What to do:
Leave out the pictures and restate the rest of the data exactly.

Material:
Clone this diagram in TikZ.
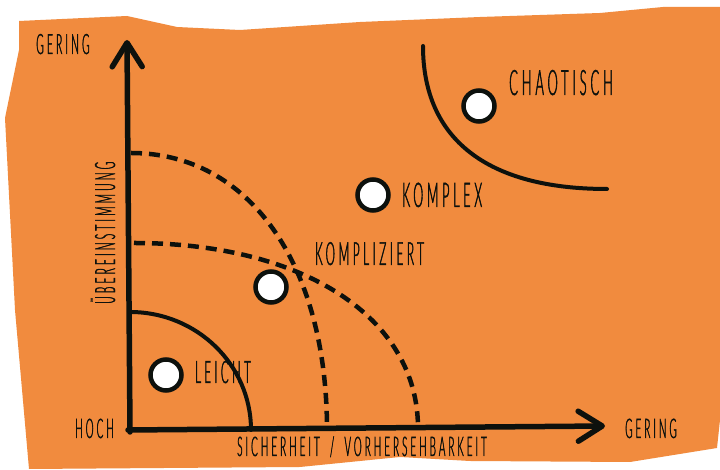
\documentclass[tikz,border=0pt]{standalone}
\usepackage{fontspec}
\usetikzlibrary{arrows.meta}
\IfFontExistsTF{Lato Light}
  {\newfontfamily\handfont[FakeStretch=0.37,LetterSpace=11,FakeBold=1.2]{Lato Light}}
  {\newfontfamily\handfont[FakeStretch=0.37,LetterSpace=11]{Lato}}
\definecolor{paper}{HTML}{F18B3E}
\definecolor{ink}{HTML}{0D110D}

\begin{document}
\begin{tikzpicture}[x=1pt,y=1pt,
  axis/.style={ink, line width=5.5pt, line cap=round, -{Straight Barb[length=24pt,width=30pt,round]}},
  zone/.style={ink, line width=4pt, line cap=round},
  border/.style={ink, line width=4.5pt, dash pattern=on 11pt off 7pt},
  dot/.style={circle, draw=ink, fill=white, line width=4.5pt, minimum size=31pt, inner sep=0pt},
  lbl/.style={text=ink, inner sep=0pt, anchor=base west, font=\handfont\fontsize{#1}{#1}\selectfont},
  lbl/.default=28]
  \useasboundingbox (0,0) rectangle (720,470);
  \fill[white] (0,0) rectangle (720,470);
  % torn paper
  \fill[paper] (19,449) -- (127,454) -- (177,443) -- (240,440) -- (360,448) -- (480,453)
    -- (600,457) -- (663,463) -- (720,463) -- (720,50) -- (717,22) -- (630,8) -- (470,9)
    -- (400,13) -- (300,3) -- (29,1) -- (15,160) -- (5,352) -- (19,420) -- cycle;

  \coordinate (origin) at (130,38);
  \coordinate (ytip) at (127,430);
  \coordinate (xstart) at (128,40);
  \coordinate (xtip) at (605,44);

  % zones
  \draw[zone] (130,158) arc[start angle=90, end angle=0, x radius=121, y radius=118];
  \draw[border] (131,317) .. controls (249,317) and (327,206) .. (327,40);
  \draw[border] (134,227) .. controls (304,227) and (418,152) .. (418,42);
  \draw[zone] (423,424) .. controls (423,331) and (487,281) .. (607,281);

  % axes
  \draw[axis] (origin) -- (ytip);
  \draw[axis] (xstart) -- (xtip);

  % domains
  \node[dot] (leicht) at (166,95) {};
  \node[dot] (kompliziert) at (271,183) {};
  \node[dot] (komplex) at (373,275) {};
  \node[dot] (chaotisch) at (479,364) {};
  \node[lbl=31] (leichtlbl) at (195,87) {LEICHT};
  \node[lbl=32] (komplizlbl) at (315,205) {KOMPLIZIERT};
  \node[lbl=34] (komplexlbl) at (402,263) {KOMPLEX};
  \node[lbl=35] (chaoslbl) at (509,375) {CHAOTISCH};

  % axis labels
  \node[lbl] (ylow) at (36,416) {GERING};
  \node[lbl=27] (hoch) at (75,32) {HOCH};
  \node[lbl=27] (xlow) at (625,32) {GERING};
  \node[lbl=27] (xname) at (237,14) {SICHERHEIT \,/\, VORHERSEHBARKEIT};
  \node[lbl, rotate=90] (yname) at (115,166) {ÜBEREINSTIMMUNG};
\end{tikzpicture}
\end{document}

Answer to the exercise:
Clone this diagram in TikZ.
\documentclass[tikz,border=0pt]{standalone}
\usepackage{fontspec}
\usetikzlibrary{arrows.meta}
\IfFontExistsTF{Lato Light}
  {\newfontfamily\handfont[FakeStretch=0.37,LetterSpace=11,FakeBold=1.2]{Lato Light}}
  {\newfontfamily\handfont[FakeStretch=0.37,LetterSpace=11]{Lato}}
\definecolor{paper}{HTML}{F18B3E}
\definecolor{ink}{HTML}{0D110D}

\begin{document}
\begin{tikzpicture}[x=1pt,y=1pt,
  axis/.style={ink, line width=5.5pt, line cap=round, -{Straight Barb[length=24pt,width=30pt,round]}},
  zone/.style={ink, line width=4pt, line cap=round},
  border/.style={ink, line width=4.5pt, dash pattern=on 11pt off 7pt},
  dot/.style={circle, draw=ink, fill=white, line width=4.5pt, minimum size=31pt, inner sep=0pt},
  lbl/.style={text=ink, inner sep=0pt, anchor=base west, font=\handfont\fontsize{#1}{#1}\selectfont},
  lbl/.default=28]
  \useasboundingbox (0,0) rectangle (720,470);
  \fill[white] (0,0) rectangle (720,470);
  % torn paper
  \fill[paper] (19,449) -- (127,454) -- (177,443) -- (240,440) -- (360,448) -- (480,453)
    -- (600,457) -- (663,463) -- (720,463) -- (720,50) -- (717,22) -- (630,8) -- (470,9)
    -- (400,13) -- (300,3) -- (29,1) -- (15,160) -- (5,352) -- (19,420) -- cycle;

  \coordinate (origin) at (130,38);
  \coordinate (ytip) at (127,430);
  \coordinate (xstart) at (128,40);
  \coordinate (xtip) at (605,44);

  % zones
  \draw[zone] (130,158) arc[start angle=90, end angle=0, x radius=121, y radius=118];
  \draw[border] (131,317) .. controls (249,317) and (327,206) .. (327,40);
  \draw[border] (134,227) .. controls (304,227) and (418,152) .. (418,42);
  \draw[zone] (423,424) .. controls (423,331) and (487,281) .. (607,281);

  % axes
  \draw[axis] (origin) -- (ytip);
  \draw[axis] (xstart) -- (xtip);

  % domains
  \node[dot] (leicht) at (166,95) {};
  \node[dot] (kompliziert) at (271,183) {};
  \node[dot] (komplex) at (373,275) {};
  \node[dot] (chaotisch) at (479,364) {};
  \node[lbl=31] (leichtlbl) at (195,87) {LEICHT};
  \node[lbl=32] (komplizlbl) at (315,205) {KOMPLIZIERT};
  \node[lbl=34] (komplexlbl) at (402,263) {KOMPLEX};
  \node[lbl=35] (chaoslbl) at (509,375) {CHAOTISCH};

  % axis labels
  \node[lbl] (ylow) at (36,416) {GERING};
  \node[lbl=27] (hoch) at (75,32) {HOCH};
  \node[lbl=27] (xlow) at (625,32) {GERING};
  \node[lbl=27] (xname) at (237,14) {SICHERHEIT \,/\, VORHERSEHBARKEIT};
  \node[lbl, rotate=90] (yname) at (115,166) {ÜBEREINSTIMMUNG};
\end{tikzpicture}
\end{document}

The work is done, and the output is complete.